I originally published this recipe in 2014 and have since added new photos and success tips. I have also made a few small changes to the recipe based on reader feedback. If you find yourself with an overabundance of fresh strawberries (one of my very favorite problems to have!), and you’re not sure how to use them all before they go bad… you could make this reader-favorite strawberry cake, but… maybe you don’t feel like putting in the effort to make a layer cake. Trust me, I get that! Enter this recipe for glazed strawberry bread: a quick bread with a tender, cake-like crumb that’s bursting with fresh strawberry and vanilla flavors. Over the years, I have made a couple adjustments to the original recipe based on reader feedback. The bread slices hold shape better by using less buttermilk, and the bread rises taller using a slightly smaller loaf pan and a combination of baking powder AND soda. The recipe in the recipe card below reflects these small tweaks.

Here’s What You’ll Love About This Glazed Strawberry Bread

Quick and easy to make—no mixer required Excellent way to use up leftover fresh strawberries that didn’t make it into your strawberry shortcake Cake-like texture stays moist for days Extra dessert-like with a topping of creamy vanilla icing Make-ahead friendly: this strawberry bread tastes even better on day 2 Freezes well, so make it when berries are in season and stock your freezer, so you can enjoy that peak strawberry flavor long after their short season ends!

Ingredients You Need & Why

Flour: All-purpose flour is the base of today’s quick bread. Baking Powder & Baking Soda: My team and I tested this recipe several times with varying ratios of these two leaveners, and the hands-down winner was the carefully measured mix of both you’ll see in the recipe below. Salt: Flavor enhancer/sweetness balancer—a baking recipe superhero! Egg: An egg provides structure and binds all the ingredients together. Sugar: Use a mix of granulated sugar and brown sugar to sweeten this cake-like bread. Buttermilk: This power ingredient is what makes my chocolate cake so darn moist, and it serves the same purpose in this strawberry bread. The lactic acid in buttermilk allows the baking soda to produce carbon dioxide. Don’t have buttermilk? Save yourself a trip to the store and see my recipe Note below for a DIY buttermilk substitute. Oil: I prefer to use oil in my quick breads, like in lemon poppy seed bread, chocolate zucchini bread, and cinnamon swirl quick bread, because of the unparalleled moisture it provides. Lately I’ve been making this strawberry bread with melted coconut oil, and it doesn’t make the bread taste like coconut. But if you dislike coconut and can easily detect it in baked goods, play it safe and use a neutral vegetable oil. Vanilla Extract or Vanilla Bean Paste: I love the combo of strawberries + vanilla, like in this strawberry vanilla crisp. Pure vanilla extract works wonderfully, but I like to use vanilla bean paste here. You can find it next to the vanilla extract in the grocery store baking aisle, or you can order it online. Fresh Strawberries: Chop the berries and gently toss them with a little flour, to prevent them from sinking to the bottom. I don’t recommend using frozen strawberries in this recipe, because they can leak a lot of moisture and turn the bread into mush with an unappetizing purplish hue! Save the frozen berries for smoothies and strawberry sauce.

A Quick Comparison

I want to show you a side-by-side comparison. When retesting this recipe, my team and I tried it using only baking powder. The crumb looked plush and light, but the bread tasted very gummy and the flavor fell flat. Then we used a combination of baking powder AND baking soda. The bread doesn’t rise quite as much, but it develops a beautiful color and almost caramelized-like flavor. It was also moist and tender, without tasting gummy. In terms of taste, the baking powder + soda combo was a clear winner!

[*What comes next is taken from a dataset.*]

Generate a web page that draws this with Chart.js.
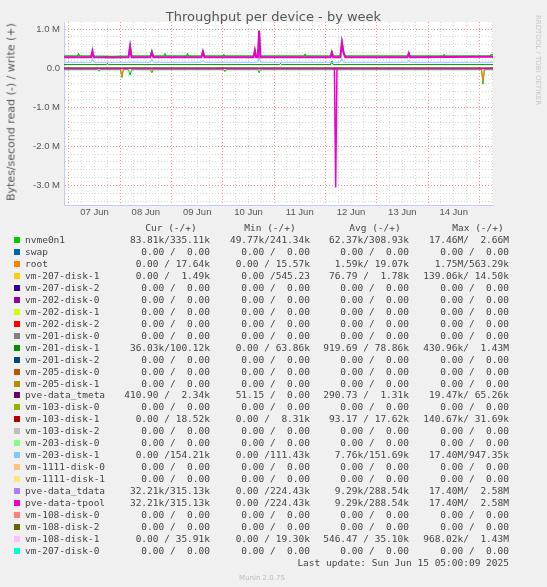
<!DOCTYPE html>
<html>
<head>
<meta charset="UTF-8">
<title>Throughput per device - by week</title>
<script src="https://cdn.jsdelivr.net/npm/chart.js"></script>
<style>
body { margin: 0; background: #f0f0f0; font-family: "DejaVu Sans", sans-serif; }
#wrap { position: relative; width: 547px; height: 587px; }
#title { position: absolute; top: 9px; left: 0; width: 547px; text-align: center; font-size: 13px; color: #555; }
#ytitle { position: absolute; left: 11px; top: 112px; transform: translate(-50%, -50%) rotate(-90deg); font-size: 11px; color: #555; white-space: nowrap; }
#rrd { position: absolute; left: 538px; top: 60px; transform: translate(-50%, -50%) rotate(90deg); font-size: 7px; color: #c8c8c8; white-space: nowrap; }
#chart_box { position: absolute; left: 0; top: 0; width: 547px; height: 222px; }
#legend { position: absolute; left: 0; top: 0; width: 547px; height: 587px; font-family: "DejaVu Sans Mono", monospace; font-size: 9.5px; color: #444; }
.c { position: absolute; white-space: pre; line-height: 12px; }
.sq { position: absolute; width: 6px; height: 6px; }
</style>
</head>
<body>
<div id="wrap">
  <div id="chart_box"><canvas id="myChart" width="547" height="222"></canvas></div>
  <div id="title">Throughput per device - by week</div>
  <div id="ytitle">Bytes/second read (-) / write (+)</div>
  <div id="rrd">RRDTOOL / TOBI OETIKER</div>
  <div id="legend"></div>
</div>
<script>
// hours since 07 Jun 00:00, values in M bytes/s
const nvme_write = [[-2.3,0.31],[4,0.31],[4.5,0.36],[5,0.31],[10.4,0.31],[11,0.42],[11.6,0.31],[20,0.3],[27.9,0.31],[28.6,0.58],[29.3,0.31],[38.1,0.31],[38.8,0.44],[39.5,0.31],[44.5,0.31],[45,0.36],[45.5,0.31],[55,0.31],[55.5,0.36],[56,0.31],[62,0.31],[62.7,0.44],[63.4,0.31],[72,0.31],[72.5,0.34],[73,0.31],[86.4,0.31],[87,0.46],[87.6,0.31],[88.4,0.31],[89,0.97],[89.6,0.31],[110,0.31],[110.5,0.35],[111,0.31],[122.4,0.31],[123,0.42],[123.6,0.31],[127,0.31],[127.7,0.68],[128.5,0.42],[129.3,0.31],[158.4,0.31],[159,0.37],[159.6,0.31],[175,0.31],[175.5,0.34],[176,0.31],[197,0.31],[197.5,0.34],[198.4,0.34]];
const tpool_write = [[-2.3,0.28],[10.4,0.28],[11,0.44],[11.6,0.28],[20,0.27],[27.9,0.28],[28.6,0.55],[29.3,0.28],[38.1,0.28],[38.8,0.4],[39.5,0.28],[62,0.28],[62.7,0.42],[63.4,0.28],[86.4,0.28],[87,0.45],[87.6,0.28],[88.4,0.28],[89,0.95],[89.6,0.28],[122.4,0.28],[123,0.4],[123.6,0.28],[127,0.28],[127.7,0.65],[128.5,0.38],[129.3,0.28],[158.4,0.28],[159,0.38],[159.6,0.28],[198.4,0.29]];
const vm203_write = [[-2.3,0.15],[10.4,0.15],[11,0.25],[11.6,0.15],[38.1,0.15],[38.8,0.23],[39.5,0.15],[62,0.15],[62.7,0.2],[63.4,0.15],[88.4,0.15],[89,0.3],[89.6,0.15],[127,0.15],[127.7,0.25],[128.4,0.15],[158.4,0.15],[159,0.2],[159.6,0.15],[198.4,0.15]];
const vm201_write = [[-2.3,0.09],[17.5,0.09],[18,0.12],[18.5,0.09],[98.5,0.09],[99,0.12],[99.5,0.09],[122.4,0.09],[123,0.18],[123.6,0.09],[198.4,0.09]];
const nvme_read = [[-2.3,-0.04],[13.5,-0.04],[14,-0.08],[14.5,-0.04],[24.1,-0.04],[24.8,-0.24],[25.5,-0.04],[27.9,-0.04],[28.6,-0.18],[29.3,-0.04],[38.1,-0.04],[38.8,-0.12],[39.5,-0.04],[72.5,-0.04],[73,-0.09],[73.5,-0.04],[88.4,-0.04],[89,-0.12],[89.6,-0.04],[193,-0.04],[193.7,-0.41],[194.4,-0.04],[198.4,-0.04]];
const root_read = [[-2.3,0],[24.1,0],[24.8,-0.2],[25.5,0],[38.1,0],[38.8,-0.06],[39.5,0],[88.4,0],[89,-0.04],[89.6,0],[193,0],[193.7,-0.33],[194.4,0],[198.4,0]];
const tpool_read = [[-2.3,-0.01],[124.2,-0.01],[124.8,-3.05],[125.4,-0.01],[198.4,-0.01]];
const tmeta_write = [[-2.3,0.0],[198.4,0.0]];

const day_labels = ['07 Jun','08 Jun','09 Jun','10 Jun','11 Jun','12 Jun','13 Jun','14 Jun'];

const names = ['nvme0n1','swap','root','vm-207-disk-1','vm-207-disk-2','vm-202-disk-0','vm-202-disk-1','vm-202-disk-2','vm-201-disk-0','vm-201-disk-1','vm-201-disk-2','vm-205-disk-0','vm-205-disk-1','pve-data_tmeta','vm-103-disk-0','vm-103-disk-1','vm-103-disk-2','vm-203-disk-0','vm-203-disk-1','vm-1111-disk-0','vm-1111-disk-1','pve-data_tdata','pve-data-tpool','vm-108-disk-0','vm-108-disk-2','vm-108-disk-1','vm-207-disk-0'];
const colors = ['#00CC00','#0066B3','#FF8000','#FFCC00','#330099','#990099','#CCFF00','#FF0000','#808080','#008F00','#00487D','#B35A00','#B38F00','#6B006B','#8FB300','#B30000','#BEBEBE','#80FF80','#80C9FF','#FFC080','#FFE680','#AA80FF','#EE00CC','#FF8080','#666600','#FFBFFF','#00FFCC'];
const z = '0.00 /  0.00';
const cur = ['83.81k/335.11k',z,'0.00 / 17.64k','0.00 /  1.49k',z,z,z,z,z,'36.03k/100.12k',z,z,z,'410.90 /  2.34k',z,'0.00 / 18.52k',z,z,'0.00 /154.21k',z,z,'32.21k/315.13k','32.21k/315.13k',z,z,'0.00 / 35.91k',z];
const mins = ['49.77k/241.34k',z,'0.00 / 15.57k','0.00 /545.23',z,z,z,z,z,'0.00 / 63.86k',z,z,z,'51.15 /  0.00',z,'0.00 /  8.31k',z,z,'0.00 /111.43k',z,z,'0.00 /224.43k','0.00 /224.43k',z,z,'0.00 / 19.30k',z];
const avgs = ['62.37k/308.93k',z,'1.59k/ 19.07k','76.79 /  1.78k',z,z,z,z,z,'919.69 / 78.86k',z,z,z,'290.73 /  1.31k',z,'93.17 / 17.62k',z,z,'7.76k/151.69k',z,z,'9.29k/288.54k','9.29k/288.54k',z,z,'546.47 / 35.10k',z];
const maxs = ['17.46M/  2.66M',z,'1.75M/563.29k','139.06k/ 14.50k',z,z,z,z,z,'430.96k/  1.43M',z,z,z,'19.47k/ 65.26k',z,'140.67k/ 31.69k',z,z,'17.40M/947.35k',z,z,'17.40M/  2.58M','17.40M/  2.58M',z,z,'968.02k/  1.43M',z];

const toXY = arr => arr.map(p => ({ x: p[0], y: p[1] * 1e6 }));
function ds(arr, color, w) {
    return { data: toXY(arr), borderColor: color, borderWidth: w || 1, pointRadius: 0, fill: false, tension: 0 };
}

// Chart.js paints dataset 0 on top, so the list runs top-most first
new Chart(document.getElementById('myChart'), {
    type: 'line',
    data: {
        datasets: [
            ds(tpool_write, '#EE00CC', 2),
            ds(tpool_read, '#EE00CC', 1.5),
            ds(vm203_write, '#80C9FF'),
            ds(tmeta_write, '#000000'),
            ds(vm201_write, '#008F00'),
            ds(root_read, '#FF8000'),
            ds(nvme_write, '#00CC00', 1.5),
            ds(nvme_read, '#00CC00')
        ]
    },
    options: {
        responsive: false,
        animation: false,
        layout: { padding: { left: 0, right: 54, top: 22, bottom: 0 } },
        plugins: { legend: { display: false }, tooltip: { enabled: false } },
        scales: {
            x: {
                type: 'linear', min: -2.3, max: 198.4,
                afterBuildTicks: s => { s.ticks = []; for (let h = 0; h <= 198; h += 6) s.ticks.push({ value: h }); },
                afterFit: s => { s.height = 17; },
                ticks: {
                    autoSkip: false, maxRotation: 0, color: '#555', font: { size: 9.5 }, padding: 2,
                    callback: v => (v % 24 === 12) ? day_labels[(v - 12) / 24] : ''
                },
                grid: {
                    color: c => (c.tick && c.tick.value % 24 === 0) ? 'rgba(240,120,120,0.8)' : '#d8d8d8',
                    drawTicks: false
                },
                border: { color: '#c8c8ff', dash: [1, 2] }
            },
            y: {
                min: -3.5e6, max: 1.18e6,
                afterBuildTicks: s => { s.ticks = []; for (let k = -17; k <= 5; k++) s.ticks.push({ value: k * 2e5 }); },
                afterFit: s => { s.width = 64; },
                ticks: {
                    autoSkip: false, color: '#555', font: { size: 9.5 }, padding: 4,
                    callback: v => {
                        const m = Math.round(v / 2e5);
                        if (m % 5 !== 0) return '';
                        return m === 0 ? '0.0' : (m / 5).toFixed(1) + ' M';
                    }
                },
                grid: {
                    color: c => (c.tick && Math.round(c.tick.value / 2e5) % 5 === 0) ? 'rgba(240,120,120,0.8)' : '#d8d8d8',
                    drawTicks: false
                },
                border: { color: '#c8c8ff', dash: [1, 2] }
            }
        }
    },
    plugins: [{
        id: 'bg',
        beforeDraw: ch => {
            const a = ch.chartArea, g = ch.ctx;
            g.save(); g.fillStyle = '#fff'; g.fillRect(a.left, a.top, a.right - a.left, a.bottom - a.top); g.restore();
        }
    }]
});

// legend table
const legend = document.getElementById('legend');
function cell(text, right, top, center) {
    const d = document.createElement('div');
    d.className = 'c';
    d.textContent = text;
    d.style.top = top + 'px';
    if (center) { d.style.left = center + 'px'; d.style.transform = 'translateX(-50%)'; }
    else d.style.right = (547 - right) + 'px';
    legend.appendChild(d);
}
cell('Cur (-/+)', 0, 222, 171);
cell('Min (-/+)', 0, 222, 270);
cell('Avg (-/+)', 0, 222, 375);
cell('Max (-/+)', 0, 222, 478);
for (let i = 0; i < names.length; i++) {
    const top = 234 + i * 11.96;
    const sq = document.createElement('div');
    sq.className = 'sq';
    sq.style.left = '14px'; sq.style.top = (top + 3) + 'px'; sq.style.background = colors[i];
    legend.appendChild(sq);
    const n = document.createElement('div');
    n.className = 'c'; n.style.left = '25px'; n.style.top = top + 'px'; n.textContent = names[i];
    legend.appendChild(n);
    cell(cur[i], 210, top);
    cell(mins[i], 310, top);
    cell(avgs[i], 409, top);
    cell(maxs[i], 509, top);
}
cell('Last update: Sun Jun 15 05:00:09 2025', 509, 557);
const mu = document.createElement('div');
mu.className = 'c'; mu.textContent = 'Munin 2.0.75';
mu.style.left = '262px'; mu.style.top = '572px'; mu.style.transform = 'translateX(-50%)';
mu.style.fontFamily = '"DejaVu Sans", sans-serif'; mu.style.fontSize = '7px'; mu.style.color = '#bbb';
legend.appendChild(mu);
</script>
</body>
</html>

How to Make Strawberry Bread

I recommend baking this strawberry bread in a 1-lb. (8×4-inch) loaf pan like this one or this one. If all you have is a 9×5-inch loaf pan, which is what you use for banana bread and pumpkin bread, you can use it, but expect the bread to be a little shorter. Coating the chopped strawberries in flour helps prevent them from sinking in the bread: Expect a creamy and thick quick bread batter with LOTS of strawberries: The bread takes at least an hour to bake. Begin checking at 55 minutes, though, just in case your oven works extra hard!

Vanilla Icing

Back in 2014 when I first published this recipe, the vanilla icing was an afterthought and yet now I can’t imagine the strawberry bread without it! It soaks down into each slice, making the bread even more moist and tender… and it makes the top of the bread melt in your mouth.

Drizzle over the bread before serving.